В "Августе" главы сравнительно длинные, а вот в "Марте", когда начинается революция и события идут по часам, по минутам, - там у меня главы коротенькие, маленькие, и вся работа в стыке глав. Глава - следующая ее сбивает - следующая эту сбивает, вот так, моментально. И стык глав сам по себе работает, это как бы четвертое измерение, это еще новое восприятие. Позже еще будет встречаться Календарь Революции. Это очень короткое перечисление некоторых событий между Узлами. Но сам выбор этих событий и как они сформулированы - могут помочь услышать, как бьют большие часы истории. Маятник революции.

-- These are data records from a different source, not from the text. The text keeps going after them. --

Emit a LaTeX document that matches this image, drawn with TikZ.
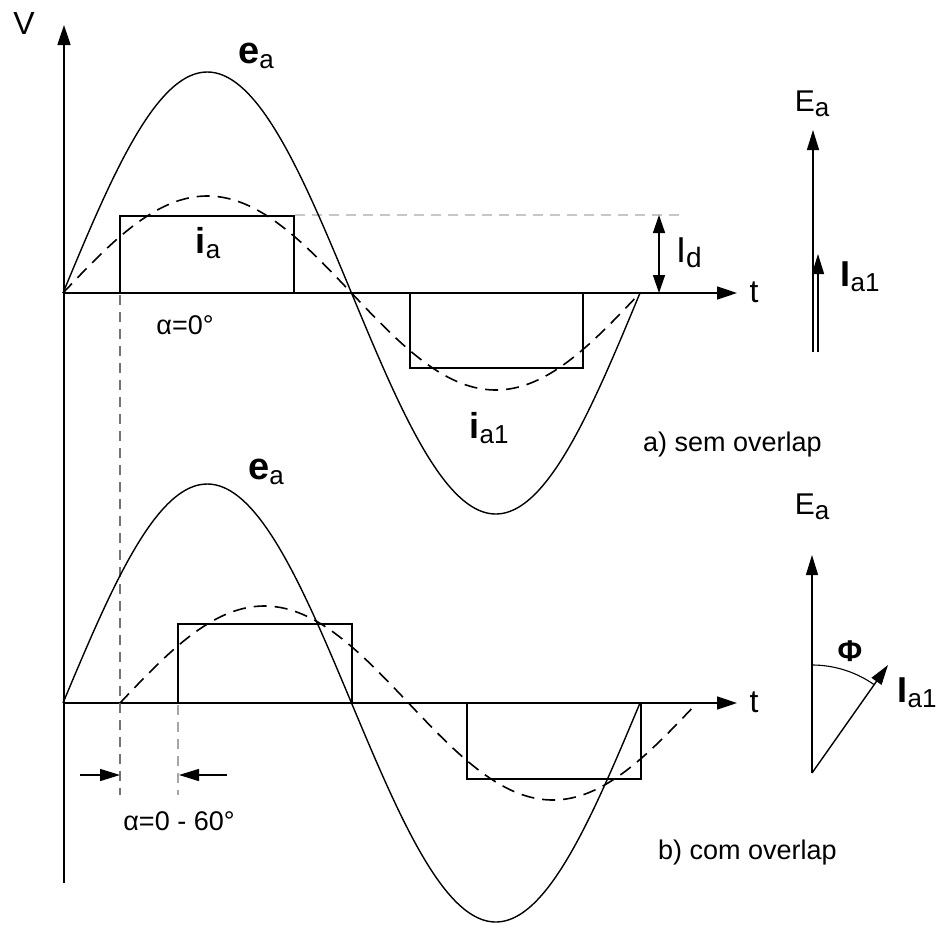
\documentclass[tikz,border=0pt]{standalone}
\usepackage{fontspec}
\setmainfont{Liberation Sans}
\usetikzlibrary{arrows.meta}
\newcommand{\subt}[2][22]{\raisebox{-5pt}{\mdseries\fontsize{#1}{#1}\selectfont #2}}
\newcommand{\fs}[1]{\fontsize{#1}{#1}\selectfont}
\begin{document}
\begin{tikzpicture}[x=1pt,y=-1pt,
  curve/.style={line width=1.4pt},
  dcurve/.style={line width=1.6pt, dash pattern=on 13pt off 8pt},
  axis/.style={line width=1.6pt, -{Triangle[length=20pt,width=13pt]}},
  rect/.style={line width=1.6pt},
  dimarr/.style={line width=1.4pt, {Triangle[length=18pt,width=12pt]}-{Triangle[length=18pt,width=12pt]}},
  onearr/.style={line width=1.4pt, -{Triangle[length=20pt,width=12pt]}},
  guide/.style={line width=1.2pt, dash pattern=on 10pt off 7pt},
  lbl/.style={inner sep=0pt, anchor=center}
]
\useasboundingbox (0,0) rectangle (937,924);
\fill[white] (0,0) rectangle (937,924);

% ---------- axes ----------
\coordinate (Vbot) at (64,883);
\coordinate (Vtop) at (64,25);
\coordinate (O1) at (63,293);
\coordinate (T1) at (737,293);
\coordinate (O2) at (63,703);
\coordinate (T2) at (737,703);
\draw[axis] (Vbot) -- (Vtop);
\draw[axis] (O1) -- (T1);
\draw[axis] (O2) -- (T2);
\node[lbl] (V) at (24,23) {\fs{32}V};
\node[lbl] (t1) at (754,292) {\fs{32}t};
\node[lbl] (t2) at (754,702) {\fs{32}t};

% ---------- guides ----------
\coordinate (g1a) at (120,295);
\coordinate (g1b) at (120,795);
\coordinate (g2a) at (178,705);
\coordinate (g2b) at (178,795);
\coordinate (h1a) at (295,215);
\coordinate (h1b) at (680,215);
\draw[guide, draw=black!55] (g1a) -- (g1b);
\draw[guide, draw=black!35] (g2a) -- (g2b);
\draw[guide, draw=black!22, line width=1.6pt] (h1a) -- (h1b);

% ---------- top plot ----------
\draw[curve] plot[domain=63:640,samples=200,smooth] (\x,{293-221*sin((\x-63)/577*360)});
\draw[dcurve] plot[domain=63:640,samples=120,smooth] (\x,{293-97*sin((\x-63)/577*360)});
\draw[rect] (120,293) -- (120,216) -- (294,216) -- (294,293);
\draw[rect] (410,293) -- (410,368) -- (583,368) -- (583,293);

\coordinate (Id1) at (659,215);
\coordinate (Id2) at (659,293);
\draw[dimarr] (Id1) -- (Id2);
\node[lbl] (Id) at (689,253) {\fs{36}I\subt[28]{d}};

\node[lbl] (ea1) at (256,56) {\fs{38}\bfseries e\subt[26]{a}};
\node[lbl] (ia) at (208,243) {\fs{36}\bfseries i\subt[26]{a}};
\node[lbl] (ia1) at (489,428) {\fs{36}\bfseries i\subt[26]{a1}};
\node[lbl] (alpha0) at (185,325) {\fs{27}α=0°};

% top phasor
\coordinate (P1) at (813,352);
\coordinate (P1E) at (813,130);
\coordinate (P1b) at (818,352);
\coordinate (P1I) at (818,254);
\draw[onearr] (P1) -- (P1E);
\draw[onearr] (P1b) -- (P1I);
\node[lbl] (Ea1) at (812,104) {\fs{30}E\subt[26]{a}};
\node[lbl] (Ia1t) at (860,277) {\fs{36}\bfseries I\subt[26]{a1}};
\node[lbl, anchor=west] (capA) at (643,445) {\fs{27}a) sem overlap};

% ---------- bottom plot ----------
\draw[curve] plot[domain=63:640,samples=200,smooth] (\x,{703-219*sin((\x-63)/577*360)});
\draw[dcurve] plot[domain=120:697,samples=120,smooth] (\x,{703-97*sin((\x-120)/577*360)});
\draw[rect] (178,703) -- (178,624) -- (352,624) -- (352,703);
\draw[rect] (467,703) -- (467,779) -- (641,779) -- (641,703);

\node[lbl] (ea2) at (266,472) {\fs{38}\bfseries e\subt[26]{a}};

\coordinate (a1s) at (80,775);
\coordinate (a1e) at (120,775);
\coordinate (a2s) at (227,775);
\coordinate (a2e) at (179,775);
\draw[onearr] (a1s) -- (a1e);
\draw[onearr] (a2s) -- (a2e);
\node[lbl] (alpha60) at (179,821) {\fs{27}α=0 - 60°};

% bottom phasor
\coordinate (P2) at (812,773);
\coordinate (P2E) at (812,555);
\coordinate (P2I) at (888,665);
\draw[onearr] (P2) -- (P2E);
\draw[onearr] (P2) -- (P2I);
\draw[line width=1.1pt] plot[domain=55:90,samples=30,smooth] ({812+108*cos(\x)},{773-108*sin(\x)});
\node[lbl] (Ea2) at (812,507) {\fs{30}E\subt[26]{a}};
\node[lbl] (Phi) at (850,651) {\fs{30}\bfseries Φ};
\node[lbl] (Ia1b) at (917,693) {\fs{36}\bfseries I\subt[26]{a1}};
\node[lbl, anchor=west] (capB) at (658,853) {\fs{27}b) com overlap};
\end{tikzpicture}
\end{document}
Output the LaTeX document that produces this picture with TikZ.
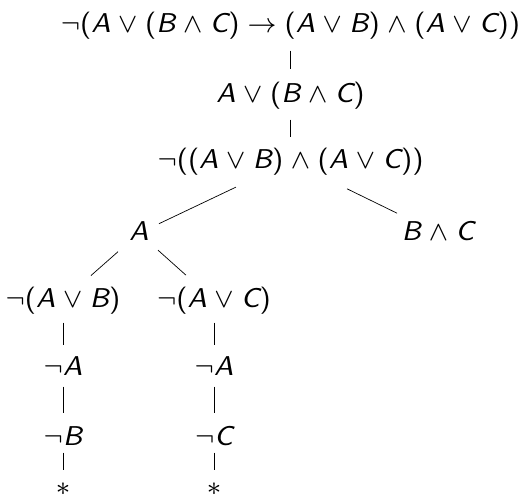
\documentclass[tikz,border=0pt]{standalone}
\medmuskip=4.7mu plus 2mu minus 4mu
\thickmuskip=5mu
\newcommand\vA{\textsf{\slshape A}}
\newcommand\vB{\textsf{\slshape B}}
\newcommand\vC{\textsf{\slshape C}}
\newcommand\lp{\textsf{(}}
\newcommand\rp{\textsf{)}}
\begin{document}
\begin{tikzpicture}[x=1pt,y=-1pt,
  f/.style={font=\fontsize{8}{10}\selectfont, scale=3.4, inner sep=0pt, anchor=base, text height=6pt, text depth=2pt},
  st/.style={font=\fontsize{8}{10}\selectfont, scale=3.4, inner sep=0pt, anchor=center},
  e/.style={line width=0.7pt}]
\useasboundingbox (0,0) rectangle (526,495);
\node[f] (r) at (290.5,33) {$\neg\lp\vA\vee\lp\vB\wedge\vC\rp\to\lp\vA\vee\vB\rp\wedge\lp\vA\vee\vC\rp\rp$};
\node[f] (n2) at (290.5,102) {$\vA\vee\lp\vB\wedge\vC\rp$};
\node[f] (n3) at (290.5,168) {$\neg\lp\lp\vA\vee\vB\rp\wedge\lp\vA\vee\vC\rp\rp$};
\node[f] (a) at (139,240) {$\vA$};
\node[f] (bc) at (438,240) {$\vB\wedge\vC$};
\node[f] (nab) at (63,307) {$\neg\lp\vA\vee\vB\rp$};
\node[f] (nac) at (214,307) {$\neg\lp\vA\vee\vC\rp$};
\node[f] (na1) at (63,375) {$\neg\vA$};
\node[f] (nb) at (63,445) {$\neg\vB$};
\node[st] (s1) at (63,489) {$\ast$};
\node[f] (na2) at (214,375) {$\neg\vA$};
\node[f] (nc) at (214,445) {$\neg\vC$};
\node[st] (s2) at (214,489) {$\ast$};
\draw[e, shorten <=24.5pt, shorten >=26.5pt] (r.center) -- (n2.center);
\draw[e, shorten <=24.5pt, shorten >=24.5pt] (n2.center) -- (n3.center);
\draw[e, shorten <=60.4pt, shorten >=22.1pt] (n3.center) -- (a.center);
\draw[e, shorten <=62.9pt, shorten >=45.6pt] (n3.center) -- (bc.center);
\draw[e, shorten <=28pt, shorten >=37.3pt] (a.center) -- (nab.center);
\draw[e, shorten <=25.5pt, shorten >=37.6pt] (a.center) -- (nac.center);
\draw[e, shorten <=22.5pt, shorten >=23.5pt] (nab.center) -- (na1.center);
\draw[e, shorten <=18.5pt, shorten >=25.5pt] (na1.center) -- (nb.center);
\draw[e, shorten <=14.5pt, shorten >=19pt] (nb.center) -- (s1.center);
\draw[e, shorten <=22.5pt, shorten >=23.5pt] (nac.center) -- (na2.center);
\draw[e, shorten <=18.5pt, shorten >=25.5pt] (na2.center) -- (nc.center);
\draw[e, shorten <=14.5pt, shorten >=19pt] (nc.center) -- (s2.center);
\end{tikzpicture}
\end{document}
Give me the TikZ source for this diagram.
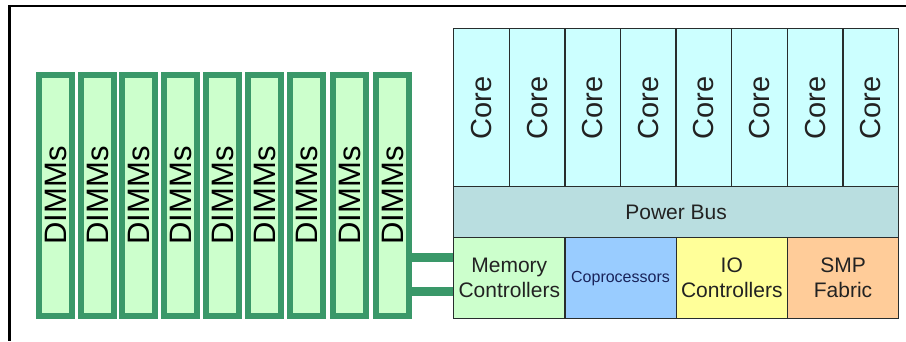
\documentclass[tikz,border=0pt]{standalone}
\usepackage{fontspec}
\setmainfont{Liberation Sans}
\definecolor{dimmline}{RGB}{58,152,105}
\definecolor{dimmfill}{RGB}{204,255,204}
\definecolor{corefill}{RGB}{204,255,255}
\definecolor{busfill}{RGB}{185,222,224}
\definecolor{copfill}{RGB}{153,204,255}
\definecolor{iofill}{RGB}{255,255,153}
\definecolor{smpfill}{RGB}{255,204,153}
\definecolor{boxline}{RGB}{40,45,45}
\definecolor{txt}{RGB}{34,34,34}
\definecolor{coptxt}{RGB}{25,35,90}
\begin{document}
\begin{tikzpicture}[x=1pt,y=-1pt,
  dimm/.style={draw=dimmline,line width=6pt,fill=dimmfill,inner sep=0pt,
    minimum width=33pt,minimum height=241pt,anchor=north west,
    font=\fontsize{31}{31}\selectfont,text=black},
  chipbox/.style={draw=boxline,line width=1.3pt,inner sep=0pt,anchor=north west,
    text=txt,align=center},
  corebox/.style={chipbox,fill=corefill,minimum width=55.6pt,minimum height=158pt,
    font=\fontsize{29}{29}\selectfont},
  lowbox/.style={chipbox,minimum width=111.25pt,minimum height=81pt,
    font=\fontsize{21}{25}\selectfont},
  link/.style={draw=dimmline,line width=9pt}
]
\useasboundingbox (0,0) rectangle (906,341);
\fill[white] (0,0) rectangle (906,341);
% frame
\draw[line width=2.4pt,black] (906,6) -- (9.5,6) -- (9.5,341);
% DIMMs
\foreach \i/\xx in {1/33,2/75,3/116,4/158,5/200,6/242,7/284,8/327,9/370}{
  \node[dimm] (d\i) at (\xx+3,72) {\rotatebox{90}{DIMMs}};
}
% cores
\foreach \i in {0,...,7}{
  \node[corebox] (c\i) at (453+55.625*\i,28) {\rotatebox{90}{Core}};
}
\node[chipbox,fill=busfill,minimum width=445pt,minimum height=51pt,
  font=\fontsize{21}{21}\selectfont] (bus) at (453,186) {Power Bus};
\node[lowbox,fill=dimmfill] (mc) at (453,237) {Memory\\Controllers};
\node[lowbox,fill=copfill,text=coptxt,font=\fontsize{16}{16}\selectfont] (cop) at (564.25,237) {Coprocessors};
\node[lowbox,fill=iofill] (io) at (675.5,237) {IO\\Controllers};
\node[lowbox,fill=smpfill] (smp) at (786.75,237) {SMP\\Fabric};
% links
\draw[link] ([yshift=-61.5pt]d9.east) -- ([yshift=-61.5pt]d9.east -| mc.west);
\draw[link] ([yshift=-95.5pt]d9.east) -- ([yshift=-95.5pt]d9.east -| mc.west);
\end{tikzpicture}
\end{document}
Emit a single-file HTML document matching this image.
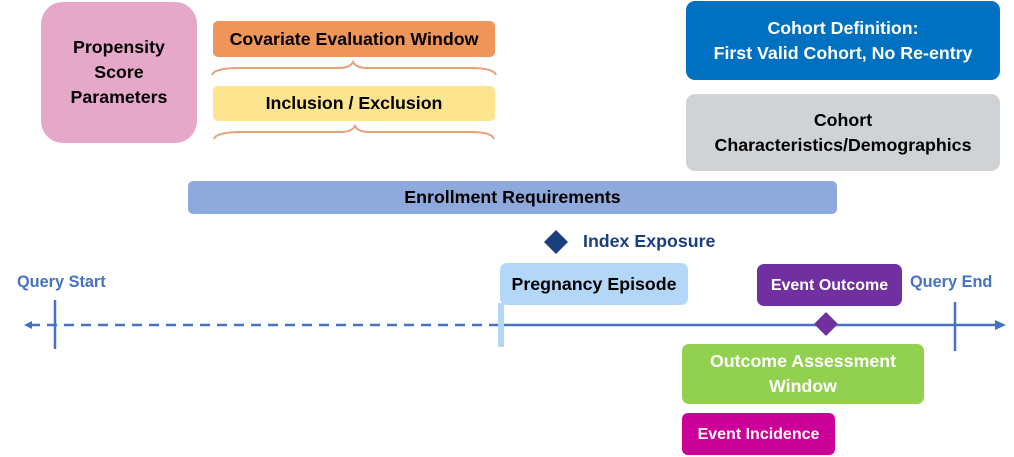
<!DOCTYPE html>
<html><head><style>
body{margin:0;width:1014px;height:457px;background:#fff;position:relative;overflow:hidden;font-family:"Liberation Sans",sans-serif;font-weight:bold}
.b{position:absolute;display:flex;align-items:center;justify-content:center;text-align:center;box-sizing:border-box;font-size:17.8px;line-height:25px;white-space:nowrap}
.t{position:absolute;font-size:16px;white-space:nowrap}
</style></head><body>
<svg width="1014" height="457" style="position:absolute;left:0;top:0">
<path d="M212 75 Q214 68 240 68 L338 68 Q350 68 353 62 Q356 68 368 68 L470 68 Q494 68 496 75" fill="none" stroke="#e8a07a" stroke-width="2"/>
<path d="M214 139 Q216 132 242 132 L340 132 Q352 132 355 126 Q358 132 370 132 L470 132 Q492 132 494 139" fill="none" stroke="#e8a07a" stroke-width="2"/>
<line x1="30" y1="325" x2="500" y2="325" stroke="#4472c4" stroke-width="2.5" stroke-dasharray="10,7"/>
<line x1="500" y1="325" x2="997" y2="325" stroke="#4472c4" stroke-width="2.5"/>
<polygon points="1006,325 995,320 995,330" fill="#4472c4"/>
<polygon points="24,325 32,321 32,329" fill="#4472c4"/>
<line x1="55" y1="300" x2="55" y2="349" stroke="#4472c4" stroke-width="2.5"/>
<line x1="955" y1="302" x2="955" y2="351" stroke="#4472c4" stroke-width="2.5"/>
<rect x="498" y="303" width="6" height="44" fill="#b4d7f8"/>
<polygon points="556,230 568,242 556,254 544,242" fill="#1a3f7f"/>
<polygon points="826,312 838,324 826,336 814,324" fill="#7030a0"/>
</svg>
<div class="b" style="left:41px;top:2px;width:156px;height:141px;background:#e6a8c8;border-radius:22px">Propensity<br>Score<br>Parameters</div>
<div class="b" style="left:213px;top:21px;width:282px;height:36px;background:#f0955a;border-radius:5px">Covariate Evaluation Window</div>
<div class="b" style="left:213px;top:86px;width:282px;height:35px;background:#fde58f;border-radius:5px">Inclusion / Exclusion</div>
<div class="b" style="left:686px;top:1px;width:314px;height:79px;background:#0070c0;border-radius:9px;color:#fff">Cohort Definition:<br>First Valid Cohort, No Re-entry</div>
<div class="b" style="left:686px;top:94px;width:314px;height:77px;background:#d0d3d6;border-radius:9px">Cohort<br>Characteristics/Demographics</div>
<div class="b" style="left:188px;top:181px;width:649px;height:33px;background:#8eaadc;border-radius:5px">Enrollment Requirements</div>
<div class="t" style="left:583px;top:231px;color:#1a3f7f;font-size:17.8px">Index Exposure</div>
<div class="t" style="left:17px;top:273px;color:#4472c4;font-size:16.3px">Query Start</div>
<div class="t" style="left:910px;top:273px;color:#4472c4;font-size:16.3px">Query End</div>
<div class="b" style="left:500px;top:263px;width:188px;height:42px;background:#b4d7f8;border-radius:7px">Pregnancy Episode</div>
<div class="b" style="left:757px;top:264px;width:145px;height:42px;background:#7030a0;border-radius:7px;color:#fff;font-size:16px">Event Outcome</div>
<div class="b" style="left:682px;top:344px;width:242px;height:60px;background:#92d050;border-radius:7px;color:#fff">Outcome Assessment<br>Window</div>
<div class="b" style="left:682px;top:413px;width:153px;height:42px;background:#cc0099;border-radius:6px;color:#fff;font-size:16px">Event Incidence</div>
</body></html>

- Меня не удивляет, что вы произнесли слова "кино" и "экран". Нельзя не поразиться кинематографической технике, которую вы используете в ткани вашей прозы. Я думаю прежде всего об убийстве Столыпина в киевском театре. Вы описываете это убийство так, точно 5-6 кинокамер стоят в разных местах театра - и мы каждый раз получаем картину, несколько отличную от предыдущей.

- У меня действительно к кинематографу, к киноискусству есть пристрастие. Я написал два сценария для кино - "Знают истину танки" и "Тунеядец". В Узлах я применяю экран, но мне этого мало. Действительно, сцену каждую я стараюсь видеть в движении, в расположении, в подробностях предметов и одежды, и что-то из этого видения сказывается в повествовательной главе, само попадает.

- Вы хотели бы сами быть кинорежиссером, постановщиком ваших работ?

- Теперь об этом поздно говорить, у меня жизненных задач до смерти и больше... мне уже не оторваться от этого повествования. Но мои произведения в самом деле подходят для того, чтобы перерабатывать их в фильмы, показывать на экране.